• [Exercise task]:
Write out each line that follows exactly as it stands, without the pictures.

▼▼▼

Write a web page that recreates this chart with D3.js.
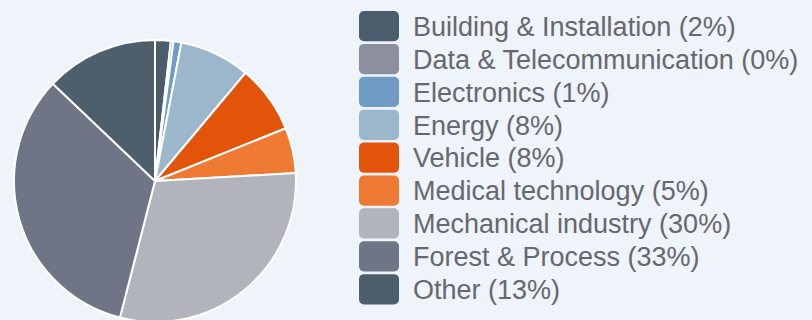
<!DOCTYPE html>
<html>
<head>
<meta charset="utf-8">
<script src="https://cdn.jsdelivr.net/npm/d3@7"></script>
<style>
  html, body { margin: 0; padding: 0; background: #eff3fa; }
  svg { display: block; }
</style>
</head>
<body>
<svg id="chart" width="812" height="320"></svg>
<script>
// Share of sales per industry segment
const categories = [
  "Building & Installation",
  "Data & Telecommunication",
  "Electronics",
  "Energy",
  "Vehicle",
  "Medical technology",
  "Mechanical industry",
  "Forest & Process",
  "Other"
];
const values = [1.8, 0.3, 0.9, 8.1, 7.8, 5.2, 29.9, 33.1, 12.9];
const colors = [
  "#4b5d6c", "#8c909c", "#6f9bc4", "#9cb7cb", "#e1540a",
  "#ef7a33", "#b1b3bd", "#6f7586", "#4d5e6c"
];

const data = categories.map((c, i) => ({ name: c, value: values[i], color: colors[i] }));
const total = d3.sum(values);

const svg = d3.select("#chart");

const cx = 155, cy = 181, radius = 141;

const pie = d3.pie().value(d => d.value).sort(null);
const arc = d3.arc().innerRadius(0).outerRadius(radius);

svg.append("g")
  .attr("transform", `translate(${cx},${cy})`)
  .selectAll("path")
  .data(pie(data))
  .join("path")
  .attr("d", arc)
  .attr("fill", d => d.data.color)
  .attr("stroke", "#ffffff")
  .attr("stroke-width", 2)
  .attr("stroke-linejoin", "round");

// Legend
const rowY = d3.scaleBand()
  .domain(categories)
  .range([11, 11 + 32.6 * categories.length])
  .paddingInner(0.08);

const legend = svg.append("g");
const rows = legend.selectAll("g")
  .data(data)
  .join("g")
  .attr("transform", d => `translate(359,${rowY(d.name)})`);

rows.append("rect")
  .attr("width", 40)
  .attr("height", rowY.bandwidth())
  .attr("rx", 5)
  .attr("fill", d => d.color);

rows.append("text")
  .attr("x", 54)
  .attr("y", rowY.bandwidth() / 2)
  .attr("dy", "0.36em")
  .attr("font-family", "'Liberation Sans', Arial, sans-serif")
  .attr("font-size", 27)
  .attr("fill", "#65686d")
  .text(d => `${d.name} (${Math.round(d.value / total * 100)}%)`);
</script>
</body>
</html>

▲▲▲

• [Answer in full]:
Write a web page that recreates this chart with D3.js.
<!DOCTYPE html>
<html>
<head>
<meta charset="utf-8">
<script src="https://cdn.jsdelivr.net/npm/d3@7"></script>
<style>
  html, body { margin: 0; padding: 0; background: #eff3fa; }
  svg { display: block; }
</style>
</head>
<body>
<svg id="chart" width="812" height="320"></svg>
<script>
// Share of sales per industry segment
const categories = [
  "Building & Installation",
  "Data & Telecommunication",
  "Electronics",
  "Energy",
  "Vehicle",
  "Medical technology",
  "Mechanical industry",
  "Forest & Process",
  "Other"
];
const values = [1.8, 0.3, 0.9, 8.1, 7.8, 5.2, 29.9, 33.1, 12.9];
const colors = [
  "#4b5d6c", "#8c909c", "#6f9bc4", "#9cb7cb", "#e1540a",
  "#ef7a33", "#b1b3bd", "#6f7586", "#4d5e6c"
];

const data = categories.map((c, i) => ({ name: c, value: values[i], color: colors[i] }));
const total = d3.sum(values);

const svg = d3.select("#chart");

const cx = 155, cy = 181, radius = 141;

const pie = d3.pie().value(d => d.value).sort(null);
const arc = d3.arc().innerRadius(0).outerRadius(radius);

svg.append("g")
  .attr("transform", `translate(${cx},${cy})`)
  .selectAll("path")
  .data(pie(data))
  .join("path")
  .attr("d", arc)
  .attr("fill", d => d.data.color)
  .attr("stroke", "#ffffff")
  .attr("stroke-width", 2)
  .attr("stroke-linejoin", "round");

// Legend
const rowY = d3.scaleBand()
  .domain(categories)
  .range([11, 11 + 32.6 * categories.length])
  .paddingInner(0.08);

const legend = svg.append("g");
const rows = legend.selectAll("g")
  .data(data)
  .join("g")
  .attr("transform", d => `translate(359,${rowY(d.name)})`);

rows.append("rect")
  .attr("width", 40)
  .attr("height", rowY.bandwidth())
  .attr("rx", 5)
  .attr("fill", d => d.color);

rows.append("text")
  .attr("x", 54)
  .attr("y", rowY.bandwidth() / 2)
  .attr("dy", "0.36em")
  .attr("font-family", "'Liberation Sans', Arial, sans-serif")
  .attr("font-size", 27)
  .attr("fill", "#65686d")
  .text(d => `${d.name} (${Math.round(d.value / total * 100)}%)`);
</script>
</body>
</html>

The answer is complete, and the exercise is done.